• **Task requirements**
Identify each line in the records below that contains the word "this", and copy it.

• **Records to use**

= = = = =

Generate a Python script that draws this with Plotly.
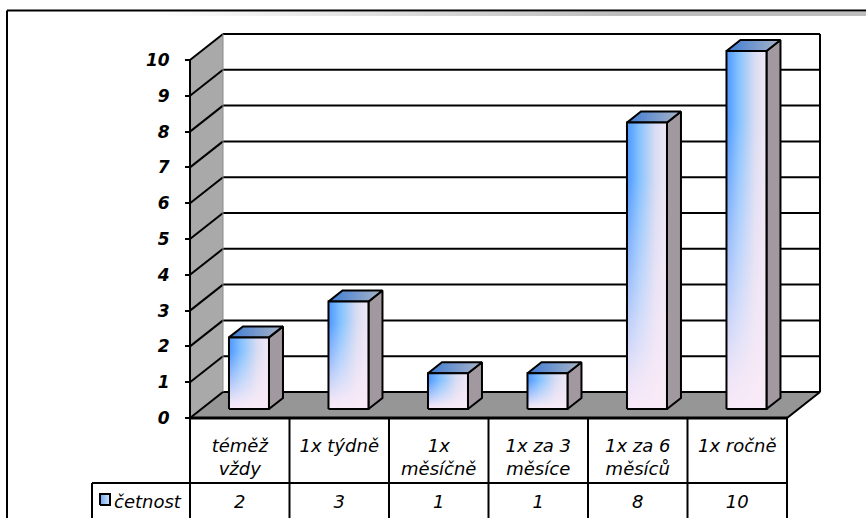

= = = = =

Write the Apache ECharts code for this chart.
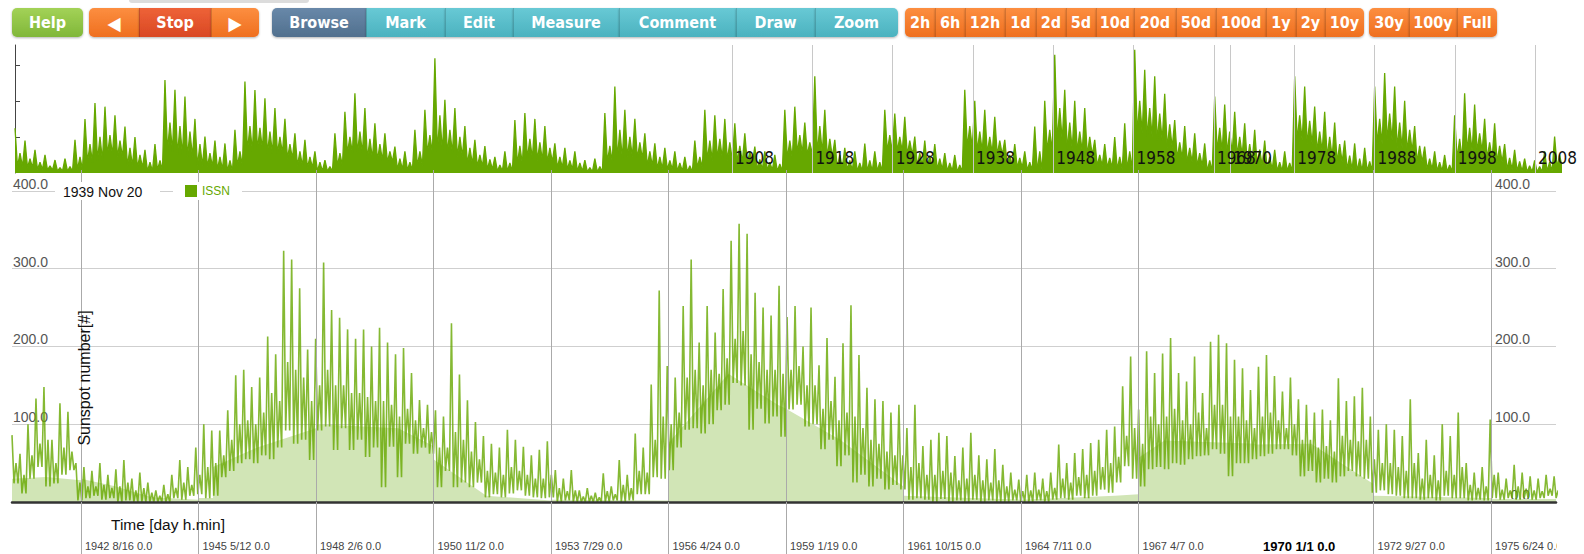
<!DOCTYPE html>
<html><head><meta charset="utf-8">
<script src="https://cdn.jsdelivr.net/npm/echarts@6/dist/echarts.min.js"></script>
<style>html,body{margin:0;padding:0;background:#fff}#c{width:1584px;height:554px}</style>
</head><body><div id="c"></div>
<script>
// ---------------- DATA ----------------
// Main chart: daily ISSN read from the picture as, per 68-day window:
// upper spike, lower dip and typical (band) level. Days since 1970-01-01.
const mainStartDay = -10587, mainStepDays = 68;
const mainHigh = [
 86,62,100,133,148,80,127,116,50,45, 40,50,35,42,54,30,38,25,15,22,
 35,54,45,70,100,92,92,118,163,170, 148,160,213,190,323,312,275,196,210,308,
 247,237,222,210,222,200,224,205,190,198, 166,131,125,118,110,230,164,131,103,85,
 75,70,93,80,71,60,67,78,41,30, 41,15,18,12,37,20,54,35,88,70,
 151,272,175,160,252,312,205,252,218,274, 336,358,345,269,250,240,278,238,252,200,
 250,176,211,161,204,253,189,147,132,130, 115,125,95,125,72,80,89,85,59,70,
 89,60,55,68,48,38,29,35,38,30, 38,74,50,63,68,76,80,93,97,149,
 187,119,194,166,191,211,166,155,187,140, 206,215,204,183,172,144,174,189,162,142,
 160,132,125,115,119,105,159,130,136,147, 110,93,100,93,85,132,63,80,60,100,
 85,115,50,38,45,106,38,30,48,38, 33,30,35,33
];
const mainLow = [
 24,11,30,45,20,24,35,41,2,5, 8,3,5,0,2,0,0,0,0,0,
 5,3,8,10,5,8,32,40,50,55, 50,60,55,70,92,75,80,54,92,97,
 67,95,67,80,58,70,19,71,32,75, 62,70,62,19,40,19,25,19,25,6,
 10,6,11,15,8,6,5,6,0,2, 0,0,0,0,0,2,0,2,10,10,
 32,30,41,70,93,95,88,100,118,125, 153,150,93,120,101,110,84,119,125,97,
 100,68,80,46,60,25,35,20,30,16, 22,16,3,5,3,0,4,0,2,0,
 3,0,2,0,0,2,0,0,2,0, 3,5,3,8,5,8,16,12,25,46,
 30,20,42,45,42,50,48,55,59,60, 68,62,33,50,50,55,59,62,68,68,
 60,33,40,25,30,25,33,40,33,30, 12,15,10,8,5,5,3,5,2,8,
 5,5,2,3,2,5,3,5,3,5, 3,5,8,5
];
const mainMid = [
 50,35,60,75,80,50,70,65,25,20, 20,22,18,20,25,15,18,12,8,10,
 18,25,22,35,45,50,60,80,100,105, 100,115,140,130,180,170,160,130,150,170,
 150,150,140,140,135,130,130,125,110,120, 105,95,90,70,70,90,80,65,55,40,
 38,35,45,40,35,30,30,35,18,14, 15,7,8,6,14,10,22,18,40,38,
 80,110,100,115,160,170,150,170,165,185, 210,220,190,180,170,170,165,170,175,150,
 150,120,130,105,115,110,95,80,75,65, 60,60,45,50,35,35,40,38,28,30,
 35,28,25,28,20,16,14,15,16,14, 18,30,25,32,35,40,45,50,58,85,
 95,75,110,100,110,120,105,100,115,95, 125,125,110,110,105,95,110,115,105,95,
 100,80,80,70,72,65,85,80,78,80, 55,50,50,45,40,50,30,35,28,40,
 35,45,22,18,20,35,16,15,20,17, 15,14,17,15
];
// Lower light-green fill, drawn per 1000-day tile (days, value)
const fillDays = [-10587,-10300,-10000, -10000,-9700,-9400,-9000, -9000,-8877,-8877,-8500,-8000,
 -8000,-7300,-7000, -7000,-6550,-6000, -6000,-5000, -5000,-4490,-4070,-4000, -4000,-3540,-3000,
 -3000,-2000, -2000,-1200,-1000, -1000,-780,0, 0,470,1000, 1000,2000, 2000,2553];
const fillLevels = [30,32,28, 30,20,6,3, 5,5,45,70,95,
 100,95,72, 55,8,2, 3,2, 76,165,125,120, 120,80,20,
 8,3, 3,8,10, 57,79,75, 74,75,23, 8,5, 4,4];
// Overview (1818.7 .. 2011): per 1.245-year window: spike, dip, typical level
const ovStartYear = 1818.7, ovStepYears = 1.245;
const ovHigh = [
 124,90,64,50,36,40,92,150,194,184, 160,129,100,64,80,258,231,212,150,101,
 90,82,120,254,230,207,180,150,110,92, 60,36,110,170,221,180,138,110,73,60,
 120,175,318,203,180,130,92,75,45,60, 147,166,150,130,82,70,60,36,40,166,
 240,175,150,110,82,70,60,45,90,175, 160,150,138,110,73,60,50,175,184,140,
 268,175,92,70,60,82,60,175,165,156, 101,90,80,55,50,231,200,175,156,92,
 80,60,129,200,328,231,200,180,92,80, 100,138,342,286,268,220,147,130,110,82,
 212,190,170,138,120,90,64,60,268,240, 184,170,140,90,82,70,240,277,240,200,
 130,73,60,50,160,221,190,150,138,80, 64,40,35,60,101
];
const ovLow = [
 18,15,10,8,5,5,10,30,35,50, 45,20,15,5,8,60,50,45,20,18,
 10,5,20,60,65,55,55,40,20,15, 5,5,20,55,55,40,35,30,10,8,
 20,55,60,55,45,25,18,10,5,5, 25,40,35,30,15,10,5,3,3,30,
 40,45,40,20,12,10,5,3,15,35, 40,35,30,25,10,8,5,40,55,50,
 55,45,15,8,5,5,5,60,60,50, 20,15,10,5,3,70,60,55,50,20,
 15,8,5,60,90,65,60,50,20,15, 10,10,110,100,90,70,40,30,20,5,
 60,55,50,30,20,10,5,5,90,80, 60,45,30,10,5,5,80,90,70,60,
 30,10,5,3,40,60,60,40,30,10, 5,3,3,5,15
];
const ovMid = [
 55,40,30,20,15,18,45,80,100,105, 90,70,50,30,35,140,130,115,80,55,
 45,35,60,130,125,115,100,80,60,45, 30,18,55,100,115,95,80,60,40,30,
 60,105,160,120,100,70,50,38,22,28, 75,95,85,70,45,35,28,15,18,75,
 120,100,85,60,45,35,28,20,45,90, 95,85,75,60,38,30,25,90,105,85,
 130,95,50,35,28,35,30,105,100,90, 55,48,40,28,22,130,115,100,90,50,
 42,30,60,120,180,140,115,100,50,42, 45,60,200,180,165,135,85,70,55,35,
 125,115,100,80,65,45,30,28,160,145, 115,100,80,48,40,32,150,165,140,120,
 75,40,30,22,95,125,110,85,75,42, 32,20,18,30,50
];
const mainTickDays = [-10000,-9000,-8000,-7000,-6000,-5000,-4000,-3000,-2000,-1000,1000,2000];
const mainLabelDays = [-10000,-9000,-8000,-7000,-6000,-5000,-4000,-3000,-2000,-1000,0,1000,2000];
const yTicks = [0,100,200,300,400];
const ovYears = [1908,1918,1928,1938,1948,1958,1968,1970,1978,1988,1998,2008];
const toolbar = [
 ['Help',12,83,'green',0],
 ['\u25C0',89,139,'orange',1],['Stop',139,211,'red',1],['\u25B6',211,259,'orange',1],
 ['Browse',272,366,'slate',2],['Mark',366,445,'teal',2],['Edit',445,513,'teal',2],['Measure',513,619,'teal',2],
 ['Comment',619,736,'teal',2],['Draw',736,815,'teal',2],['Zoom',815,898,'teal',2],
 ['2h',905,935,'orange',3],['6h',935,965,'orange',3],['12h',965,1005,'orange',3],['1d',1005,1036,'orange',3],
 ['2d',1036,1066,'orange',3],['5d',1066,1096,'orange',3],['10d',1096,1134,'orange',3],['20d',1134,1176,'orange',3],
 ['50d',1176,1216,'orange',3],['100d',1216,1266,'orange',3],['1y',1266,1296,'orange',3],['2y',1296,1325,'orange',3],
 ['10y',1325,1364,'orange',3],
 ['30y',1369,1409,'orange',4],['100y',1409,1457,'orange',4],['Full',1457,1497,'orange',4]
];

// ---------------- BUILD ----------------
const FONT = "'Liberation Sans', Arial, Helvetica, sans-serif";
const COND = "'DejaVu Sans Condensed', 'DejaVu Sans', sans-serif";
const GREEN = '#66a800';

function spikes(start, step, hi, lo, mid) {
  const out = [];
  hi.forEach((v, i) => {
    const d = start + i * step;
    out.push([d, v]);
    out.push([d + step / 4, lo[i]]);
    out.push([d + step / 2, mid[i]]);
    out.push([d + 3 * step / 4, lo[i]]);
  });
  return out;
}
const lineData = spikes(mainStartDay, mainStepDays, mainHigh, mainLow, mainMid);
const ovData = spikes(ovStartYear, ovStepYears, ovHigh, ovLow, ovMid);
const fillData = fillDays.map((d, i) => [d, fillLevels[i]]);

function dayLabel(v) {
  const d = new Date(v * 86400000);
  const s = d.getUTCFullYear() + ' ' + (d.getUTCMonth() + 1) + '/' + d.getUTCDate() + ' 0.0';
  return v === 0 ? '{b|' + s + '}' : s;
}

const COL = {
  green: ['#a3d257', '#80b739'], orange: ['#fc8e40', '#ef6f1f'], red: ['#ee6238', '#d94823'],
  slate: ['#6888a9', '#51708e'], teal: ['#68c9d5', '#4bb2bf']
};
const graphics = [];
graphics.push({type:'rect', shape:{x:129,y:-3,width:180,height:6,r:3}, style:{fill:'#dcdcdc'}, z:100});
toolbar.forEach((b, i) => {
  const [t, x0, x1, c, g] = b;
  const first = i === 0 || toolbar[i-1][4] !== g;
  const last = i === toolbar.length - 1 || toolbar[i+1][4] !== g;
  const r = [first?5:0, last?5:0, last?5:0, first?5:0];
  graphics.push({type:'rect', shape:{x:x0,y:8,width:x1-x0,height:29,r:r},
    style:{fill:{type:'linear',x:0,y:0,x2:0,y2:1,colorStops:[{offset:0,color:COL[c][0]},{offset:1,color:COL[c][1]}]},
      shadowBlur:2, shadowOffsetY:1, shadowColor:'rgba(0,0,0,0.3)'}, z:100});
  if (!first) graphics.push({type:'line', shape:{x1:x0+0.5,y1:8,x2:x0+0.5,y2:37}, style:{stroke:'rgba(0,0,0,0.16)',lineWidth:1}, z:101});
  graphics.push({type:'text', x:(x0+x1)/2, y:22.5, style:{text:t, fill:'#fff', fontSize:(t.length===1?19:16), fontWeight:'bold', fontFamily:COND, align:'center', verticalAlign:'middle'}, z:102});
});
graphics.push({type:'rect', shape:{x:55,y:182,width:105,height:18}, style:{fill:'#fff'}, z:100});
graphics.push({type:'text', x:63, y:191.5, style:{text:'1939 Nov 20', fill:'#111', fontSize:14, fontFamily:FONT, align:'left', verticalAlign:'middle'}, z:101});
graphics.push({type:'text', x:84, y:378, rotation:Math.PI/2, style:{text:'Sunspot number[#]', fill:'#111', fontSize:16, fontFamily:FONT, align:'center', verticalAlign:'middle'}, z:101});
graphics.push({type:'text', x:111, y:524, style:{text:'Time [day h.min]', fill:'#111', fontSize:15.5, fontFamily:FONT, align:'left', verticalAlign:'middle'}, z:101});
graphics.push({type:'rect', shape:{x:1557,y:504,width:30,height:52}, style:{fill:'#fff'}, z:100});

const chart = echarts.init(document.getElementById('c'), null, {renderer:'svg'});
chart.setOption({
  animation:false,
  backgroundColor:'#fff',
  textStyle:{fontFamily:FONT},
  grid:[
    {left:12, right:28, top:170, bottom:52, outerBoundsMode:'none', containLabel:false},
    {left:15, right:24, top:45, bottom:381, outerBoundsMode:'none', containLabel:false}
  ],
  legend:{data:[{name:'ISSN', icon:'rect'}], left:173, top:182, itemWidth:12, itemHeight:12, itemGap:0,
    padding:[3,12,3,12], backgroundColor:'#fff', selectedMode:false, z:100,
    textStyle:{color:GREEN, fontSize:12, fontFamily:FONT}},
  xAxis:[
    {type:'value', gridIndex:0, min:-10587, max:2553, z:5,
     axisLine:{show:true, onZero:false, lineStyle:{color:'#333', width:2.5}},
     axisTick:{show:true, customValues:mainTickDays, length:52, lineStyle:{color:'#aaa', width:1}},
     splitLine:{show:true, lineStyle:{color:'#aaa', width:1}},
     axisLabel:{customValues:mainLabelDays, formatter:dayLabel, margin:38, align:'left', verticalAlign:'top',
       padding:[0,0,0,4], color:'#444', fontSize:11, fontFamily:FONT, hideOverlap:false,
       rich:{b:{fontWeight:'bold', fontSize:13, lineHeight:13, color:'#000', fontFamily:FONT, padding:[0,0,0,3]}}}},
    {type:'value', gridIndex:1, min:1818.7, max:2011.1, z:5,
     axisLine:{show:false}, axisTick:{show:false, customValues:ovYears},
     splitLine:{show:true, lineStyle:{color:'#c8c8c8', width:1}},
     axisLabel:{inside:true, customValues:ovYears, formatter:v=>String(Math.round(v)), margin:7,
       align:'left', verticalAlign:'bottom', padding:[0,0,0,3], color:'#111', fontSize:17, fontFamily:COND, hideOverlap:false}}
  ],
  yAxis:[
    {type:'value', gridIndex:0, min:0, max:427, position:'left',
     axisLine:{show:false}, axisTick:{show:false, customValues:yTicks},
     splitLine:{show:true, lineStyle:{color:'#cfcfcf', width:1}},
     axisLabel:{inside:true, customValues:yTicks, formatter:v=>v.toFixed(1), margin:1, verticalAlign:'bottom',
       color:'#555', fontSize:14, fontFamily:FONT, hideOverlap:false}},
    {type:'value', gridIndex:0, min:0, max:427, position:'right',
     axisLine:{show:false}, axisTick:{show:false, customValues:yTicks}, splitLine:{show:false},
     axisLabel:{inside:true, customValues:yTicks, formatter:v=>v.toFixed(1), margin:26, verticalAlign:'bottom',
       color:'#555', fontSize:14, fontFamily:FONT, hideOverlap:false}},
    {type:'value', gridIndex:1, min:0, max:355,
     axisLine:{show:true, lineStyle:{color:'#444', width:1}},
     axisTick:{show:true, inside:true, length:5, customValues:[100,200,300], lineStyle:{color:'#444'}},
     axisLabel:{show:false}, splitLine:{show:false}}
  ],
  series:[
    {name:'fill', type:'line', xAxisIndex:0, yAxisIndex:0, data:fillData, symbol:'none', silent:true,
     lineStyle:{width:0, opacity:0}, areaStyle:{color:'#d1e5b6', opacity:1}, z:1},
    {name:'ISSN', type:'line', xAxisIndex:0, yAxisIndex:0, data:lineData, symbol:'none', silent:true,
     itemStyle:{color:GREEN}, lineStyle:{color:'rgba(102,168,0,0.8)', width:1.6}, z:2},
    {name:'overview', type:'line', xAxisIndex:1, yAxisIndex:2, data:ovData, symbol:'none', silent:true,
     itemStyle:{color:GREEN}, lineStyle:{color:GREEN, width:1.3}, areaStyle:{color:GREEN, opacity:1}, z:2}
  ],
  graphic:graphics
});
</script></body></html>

= = = = =

• **Solution to the exercise**
Generate a Python script that draws this with Plotly.
Write the Apache ECharts code for this chart.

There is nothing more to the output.